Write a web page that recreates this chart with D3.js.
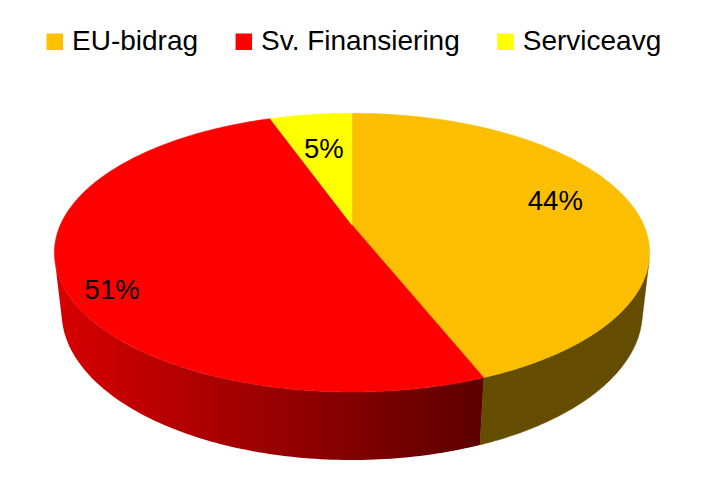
<!DOCTYPE html>
<html><head><meta charset="utf-8">
<script src="https://cdn.jsdelivr.net/npm/d3@7"></script>
<style>html,body{margin:0;padding:0;background:#fff;overflow:hidden}</style>
</head><body>
<svg id="c" width="706" height="480"></svg>
<script>
// ---- data ----
const categories = ["EU-bidrag", "Sv. Finansiering", "Serviceavg"];
const values = [44.0, 50.6, 5.4];
const labels = ["44%", "51%", "5%"];

// ---- style / layout ----
const topColors = ["#FBBE00", "#FE0000", "#FFFF00"];
const legendColors = ["#FFC000", "#FF0000", "#FFFF00"];
const font = "'Liberation Sans', Arial, sans-serif";
const labelRadius = [0.75, 0.87, 0.66];
const labelFrac = [0.473, 0.446, 0.51];

const svg = d3.select("#c");
const defs = svg.append("defs");

// perspective camera
const cx = 352, cy = 225, f = 1306, sinA = 0.459, cosA = Math.sqrt(1 - sinA * sinA);
const D = cosA / 0.1984, h = 0.232;
function proj(r, theta, Y) {
  const u = r * Math.sin(theta), v = -r * Math.cos(theta);
  const depth = D - (Y * sinA + v * cosA);
  return [cx + f * u / depth, cy - f * (Y * cosA - v * sinA) / depth];
}
function arcPts(a0, a1, Y, n) {
  const pts = [];
  for (let i = 0; i <= n; i++) pts.push(proj(1, a0 + (a1 - a0) * i / n, Y));
  return pts;
}

const pie = d3.pie().sort(null).value(d => d)(values);
const color = d3.scaleOrdinal().domain(categories).range(topColors);
const line = d3.line().curve(d3.curveLinear);

// side walls
const grad = defs.append("linearGradient").attr("id", "redSide")
  .attr("gradientUnits", "userSpaceOnUse").attr("x1", 54).attr("x2", 483).attr("y1", 0).attr("y2", 0);
grad.append("stop").attr("offset", 0).attr("stop-color", "#D80000");
grad.append("stop").attr("offset", 1).attr("stop-color", "#5C0000");
const sideFill = ["#654D00", "url(#redSide)", "#8a8a00"];

const t1 = Math.acos(-1 / (D * cosA)), t2 = 2 * Math.PI - t1;
pie.forEach((p, i) => {
  const a0 = Math.max(p.startAngle, t1), a1 = Math.min(p.endAngle, t2);
  if (a1 <= a0) return;
  const n = Math.max(4, Math.ceil((a1 - a0) * 60));
  const pts = arcPts(a0, a1, 0, n).concat(arcPts(a1, a0, -h, n));
  svg.append("path").attr("d", line(pts) + "Z")
    .attr("fill", sideFill[i]).attr("stroke", sideFill[i] === "url(#redSide)" ? "none" : sideFill[i]).attr("stroke-width", 0.5);
});

// top faces
pie.forEach((p, i) => {
  const n = Math.max(4, Math.ceil((p.endAngle - p.startAngle) * 60));
  const pts = [proj(0, 0, 0)].concat(arcPts(p.startAngle, p.endAngle, 0, n));
  svg.append("path").attr("d", line(pts) + "Z")
    .attr("fill", color(categories[i])).attr("stroke", color(categories[i])).attr("stroke-width", 0.6).attr("stroke-linejoin", "round");
});

// data labels
pie.forEach((p, i) => {
  const a = p.startAngle + labelFrac[i] * (p.endAngle - p.startAngle);
  const [x, y] = proj(labelRadius[i], a, 0);
  svg.append("text").attr("x", x).attr("y", y + 10)
    .attr("text-anchor", "middle").attr("font-family", font).attr("font-size", 27.5)
    .attr("fill", "#000").text(labels[i]);
});

// legend
let lx = 46.5;
const ly = 50;
categories.forEach((c, i) => {
  svg.append("rect").attr("x", lx).attr("y", ly - 16.5).attr("width", 16.5).attr("height", 16.5)
    .attr("fill", legendColors[i]);
  const t = svg.append("text").attr("x", lx + 25.5).attr("y", ly)
    .attr("font-family", font).attr("font-size", 28).attr("fill", "#000").text(c);
  lx += 25.5 + t.node().getComputedTextLength() + 37.5;
});
</script>
</body></html>
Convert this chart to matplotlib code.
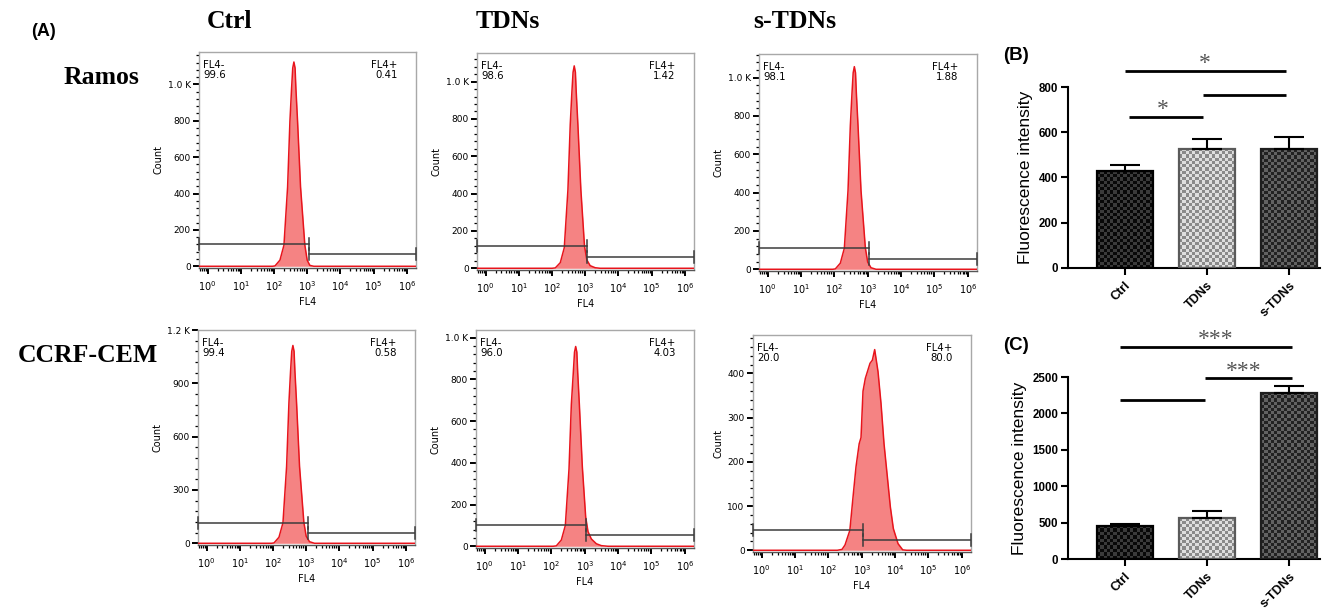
import numpy as np
import matplotlib
matplotlib.use('Agg')
import matplotlib.pyplot as plt
from matplotlib.ticker import FixedLocator, MultipleLocator, LogLocator, NullFormatter
from matplotlib.colors import ListedColormap

plt.rcParams['font.family'] = ['Liberation Sans', 'DejaVu Sans']
plt.rcParams['mathtext.default'] = 'regular'

W, H = 1338, 613

# ---- data ----
col_names = ['Ctrl', 'TDNs', 's-TDNs']
row_names = ['Ramos', 'CCRF-CEM']

# flow histograms: log10(FL4) and Count
ramos_ctrl_log = [1.95, 2.03, 2.18, 2.3, 2.41, 2.48, 2.53, 2.565, 2.6, 2.635, 2.66, 2.71, 2.8, 2.93, 3.0, 3.08, 3.2]
ramos_ctrl_cnt = [0, 2, 34, 116, 436, 797, 978, 1090, 1123, 1090, 978, 797, 436, 116, 34, 5, 0]
ramos_tdn_log = [2.0, 2.1, 2.25, 2.37, 2.48, 2.55, 2.6, 2.635, 2.67, 2.705, 2.73, 2.78, 2.87, 2.98, 3.05, 3.15, 3.3, 3.45]
ramos_tdn_cnt = [0, 2, 30, 110, 420, 770, 945, 1050, 1084, 1050, 945, 770, 420, 118, 45, 14, 3, 0]
ramos_stdn_log = [1.95, 2.03, 2.18, 2.3, 2.41, 2.48, 2.53, 2.565, 2.6, 2.635, 2.66, 2.71, 2.8, 2.93, 3.0, 3.1, 3.25]
ramos_stdn_cnt = [0, 2, 32, 110, 410, 750, 920, 1025, 1057, 1025, 920, 750, 410, 112, 38, 8, 0]
cem_ctrl_log = [1.95, 2.03, 2.18, 2.3, 2.41, 2.48, 2.53, 2.565, 2.6, 2.635, 2.66, 2.71, 2.8, 2.93, 3.0, 3.1, 3.25]
cem_ctrl_cnt = [0, 2, 34, 115, 432, 790, 970, 1080, 1113, 1080, 970, 790, 432, 118, 40, 9, 0]
cem_tdn_log = [2.05, 2.15, 2.3, 2.42, 2.53, 2.6, 2.66, 2.695, 2.73, 2.765, 2.79, 2.84, 2.93, 3.03, 3.1, 3.2, 3.35, 3.5, 3.7]
cem_tdn_cnt = [0, 2, 30, 100, 370, 680, 835, 930, 957, 930, 835, 680, 380, 140, 70, 35, 12, 3, 0]
cem_stdn_log = [2.27, 2.41, 2.5, 2.645, 2.74, 2.83, 2.925, 2.98, 3.04, 3.11, 3.25, 3.32, 3.39,
                3.49, 3.58, 3.67, 3.77, 3.86, 3.95, 4.09, 4.23, 4.35]
cem_stdn_cnt = [0, 2, 12, 45, 120, 189, 241, 255, 360, 389, 423, 430, 454,
                404, 332, 241, 166, 98, 49, 15, 1, 0]

neg_pct = [['99.6', '98.6', '98.1'], ['99.4', '96.0', '20.0']]
pos_pct = [['0.41', '1.42', '1.88'], ['0.58', '4.03', '80.0']]

# bar charts (mean, upper error)
ramos_mean = [428, 528, 524]
ramos_err = [27, 44, 56]
cem_mean = [458, 559, 2285]
cem_err = [27, 96, 88]

# ---- layout ----
fig = plt.figure(figsize=(W / 100, H / 100), dpi=100)


def px_axes(l, t, r, b):
    return fig.add_axes([l / W, 1 - b / H, (r - l) / W, (b - t) / H])


XMIN, XMAX = 0.55, 1.9e6
GATE = 1100

hist_boxes = [[(199, 52, 416, 268), (477, 53, 694, 270), (759, 54, 977, 271)],
              [(198, 330, 415, 545), (476, 330, 694, 548), (753, 335, 971, 552)]]
hist_data = [[(ramos_ctrl_log, ramos_ctrl_cnt), (ramos_tdn_log, ramos_tdn_cnt), (ramos_stdn_log, ramos_stdn_cnt)],
             [(cem_ctrl_log, cem_ctrl_cnt), (cem_tdn_log, cem_tdn_cnt), (cem_stdn_log, cem_stdn_cnt)]]
y_tops = [[1178, 1153, 1123], [1200, 1036, 487]]
k_ticks = ([0, 200, 400, 600, 800, 1000], ['0', '200', '400', '600', '800', '1.0 K'], 40)
y_tick_sets = [[k_ticks, k_ticks, k_ticks],
               [([0, 300, 600, 900, 1200], ['0', '300', '600', '900', '1.2 K'], 60), k_ticks,
                ([0, 100, 200, 300, 400], ['0', '100', '200', '300', '400'], 20)]]
gates = [[(122, 67), (118, 59), (110, 55)], [(115, 60), (103, 52), (45, 23)]]

hfont = 'DejaVu Sans'


def draw_hist(ax, logx, cnt, ytop, yt, gate, neg, pos):
    x = np.concatenate([[XMIN], 10 ** np.asarray(logx, dtype=float), [XMAX]])
    y = np.concatenate([[0], cnt, [0]])
    ax.fill_between(x, 0, y, color='#f58383', lw=0, zorder=2)
    ax.plot(x, y, color='#e8141c', lw=1.1, zorder=3)
    ax.set_xscale('log')
    ax.set_xlim(XMIN, XMAX)
    ax.set_ylim(-0.008 * ytop, ytop)

    ticks, labels, minor = yt
    ax.yaxis.set_major_locator(FixedLocator(ticks))
    ax.set_yticklabels(labels)
    ax.yaxis.set_minor_locator(MultipleLocator(minor))
    ax.xaxis.set_major_locator(FixedLocator([10.0 ** k for k in range(7)]))
    ax.set_xticklabels(['10$^{%d}$' % k for k in range(7)])
    ax.xaxis.set_minor_locator(LogLocator(base=10, subs=np.arange(2, 10)))
    ax.xaxis.set_minor_formatter(NullFormatter())
    for lab in ax.get_xticklabels() + ax.get_yticklabels():
        lab.set_fontfamily(hfont)
    ax.tick_params(which='major', direction='out', length=4, width=1.4, color='black',
                   labelsize=6.5, pad=2)
    ax.tick_params(axis='x', which='major', labelsize=7, pad=4)
    ax.tick_params(which='minor', direction='out', length=2.2, width=0.9, color='black')
    for s in ax.spines.values():
        s.set_color('#a8a8a8')
        s.set_linewidth(1.0)
    ax.spines['bottom'].set_color('#555555')
    ax.set_ylabel('Count', fontsize=7, fontfamily=hfont, labelpad=3)
    ax.set_xlabel('FL4', fontsize=7, fontfamily=hfont, labelpad=3)

    # gates
    gl, gr = gate
    tk = ytop * 0.028
    gc = '#3c3c3c'
    ax.plot([XMIN, GATE], [gl, gl], color=gc, lw=1.1, zorder=4)
    ax.plot([XMIN, XMIN], [gl - tk, gl + tk], color=gc, lw=1.1, zorder=4, clip_on=False)
    ax.plot([GATE, GATE], [gl - tk, gl + tk], color=gc, lw=1.1, zorder=4)
    ax.plot([GATE, XMAX], [gr, gr], color=gc, lw=1.1, zorder=4)
    ax.plot([GATE, GATE], [gr - tk, gr + tk], color=gc, lw=1.1, zorder=4)
    ax.plot([XMAX, XMAX], [gr - tk, gr + tk], color=gc, lw=1.1, zorder=4, clip_on=False)

    ax.text(0.02, 0.965, 'FL4-\n' + neg, transform=ax.transAxes, ha='left', va='top',
            fontsize=7.3, fontfamily=hfont, linespacing=1.1)
    ax.text(0.915, 0.965, 'FL4+\n' + pos, transform=ax.transAxes, ha='right', va='top',
            fontsize=7.3, fontfamily=hfont, linespacing=1.1, multialignment='right')


for r in range(2):
    for c in range(3):
        ax = px_axes(*hist_boxes[r][c])
        logx, cnt = hist_data[r][c]
        draw_hist(ax, logx, cnt, y_tops[r][c], y_tick_sets[r][c], gates[r][c],
                  neg_pct[r][c], pos_pct[r][c])

# headers and row names
serif = 'Liberation Serif'
for name, xc in zip(col_names, [230, 508, 795]):
    fig.text(xc / W, 1 - 22 / H, name, ha='center', va='center', fontsize=18.5,
             fontfamily=serif, fontweight='bold')
fig.text(101 / W, 1 - 77 / H, row_names[0], ha='center', va='center', fontsize=18.5,
         fontfamily=serif, fontweight='bold')
fig.text(88 / W, 1 - 356 / H, row_names[1], ha='center', va='center', fontsize=18.5,
         fontfamily=serif, fontweight='bold')
fig.text(43 / W, 1 - 32 / H, '(A)', ha='center', va='center', fontsize=13, fontweight='bold')
fig.text(1016 / W, 1 - 56 / H, '(B)', ha='center', va='center', fontsize=13.5, fontweight='bold')
fig.text(1016 / W, 1 - 345 / H, '(C)', ha='center', va='center', fontsize=13.5, fontweight='bold')

# ---- bar charts ----
bar_styles = [('#080808', '#3a3a3a', '#000000'),
              ('#8a8a8a', '#dedede', '#5a5a5a'),
              ('#222222', '#626262', '#1e1e1e')]


def checker_bar(ax, xc, h, w, c1, c2, edge):
    bar = ax.bar(xc, h, w, color='none', edgecolor=edge, lw=1.6, zorder=3)[0]
    p0 = ax.transData.transform((xc - w / 2, 0))
    p1 = ax.transData.transform((xc + w / 2, h))
    ncol = max(1, int(round((p1[0] - p0[0]) / 3.2)))
    nrow = max(1, int(round((p1[1] - p0[1]) / 3.2)))
    img = np.indices((nrow, ncol)).sum(axis=0) % 2
    im = ax.imshow(img, extent=(xc - w / 2, xc + w / 2, 0, h), cmap=ListedColormap([c1, c2]),
                   aspect='auto', interpolation='nearest', zorder=2)
    im.set_clip_path(bar)


def draw_bars(ax, means, errs, ymax, ystep, lines, stars):
    xs = np.arange(len(col_names))
    ax.set_xlim(-0.69, 2.38)
    ax.set_ylim(0, ymax)
    for xi, m, st in zip(xs, means, bar_styles):
        checker_bar(ax, xi, m, 0.68, st[0], st[1], st[2])
    ax.errorbar(xs, means, yerr=[np.zeros(len(errs)), errs], fmt='none', ecolor='black',
                elinewidth=1.5, capsize=10.5, capthick=1.5, zorder=4)
    ax.set_xlim(-0.69, 2.38)
    ax.set_ylim(0, ymax)
    ax.set_xticks(xs)
    ax.set_xticklabels(col_names, rotation=45, ha='right', rotation_mode='anchor',
                       fontsize=9, fontweight='bold')
    ax.set_yticks(np.arange(0, ymax + 1, ystep))
    for lab in ax.get_yticklabels():
        lab.set_fontweight('bold')
    ax.tick_params(axis='y', direction='out', length=5, width=1.5, labelsize=8.3, pad=2)
    ax.tick_params(axis='x', direction='out', length=5, width=1.5, pad=3)
    for s in ['top', 'right']:
        ax.spines[s].set_visible(False)
    for s in ['left', 'bottom']:
        ax.spines[s].set_linewidth(1.5)
    ax.set_ylabel('Fluorescence intensity', fontsize=12.5, labelpad=4)
    for x0, x1, y in lines:
        ax.plot([x0, x1], [y, y], color='black', lw=2, clip_on=False, solid_capstyle='butt')
    for xs_, y, s in stars:
        ax.text(xs_, y, s, ha='center', va='center', fontsize=17, color='#555555',
                fontfamily=serif, clip_on=False)


axB = px_axes(1068, 87, 1320, 268)
draw_bars(axB, ramos_mean, ramos_err, 800, 200,
          [(0.0, 1.97, 870), (0.96, 1.97, 763), (0.05, 0.96, 668)],
          [(0.98, 905, '*'), (0.46, 700, '*')])

axC = px_axes(1068, 377, 1320, 559)
draw_bars(axC, cem_mean, cem_err, 2500, 500,
          [(-0.06, 2.04, 2912), (0.98, 2.04, 2486), (-0.06, 0.98, 2189)],
          [(1.11, 3010, '***'), (1.45, 2580, '***')])

fig.savefig('out.png', dpi=100)
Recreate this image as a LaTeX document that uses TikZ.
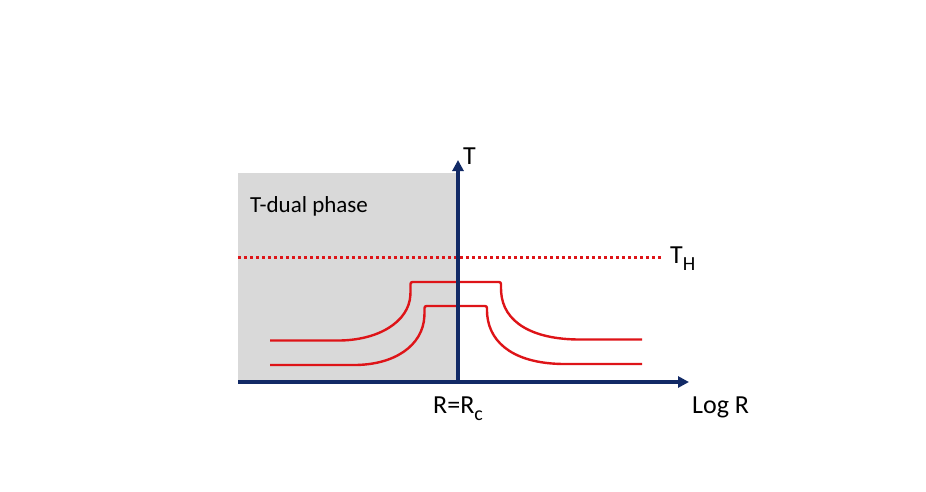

__Task prompt__: Pick out the lines containing the word "matplotlib" and show them.

__Result__:
Convert this chart to matplotlib code.
import matplotlib
matplotlib.use('Agg')
import matplotlib.pyplot as plt
from matplotlib.ticker import FixedLocator, MultipleLocator, LogLocator, NullFormatter
from matplotlib.colors import ListedColormap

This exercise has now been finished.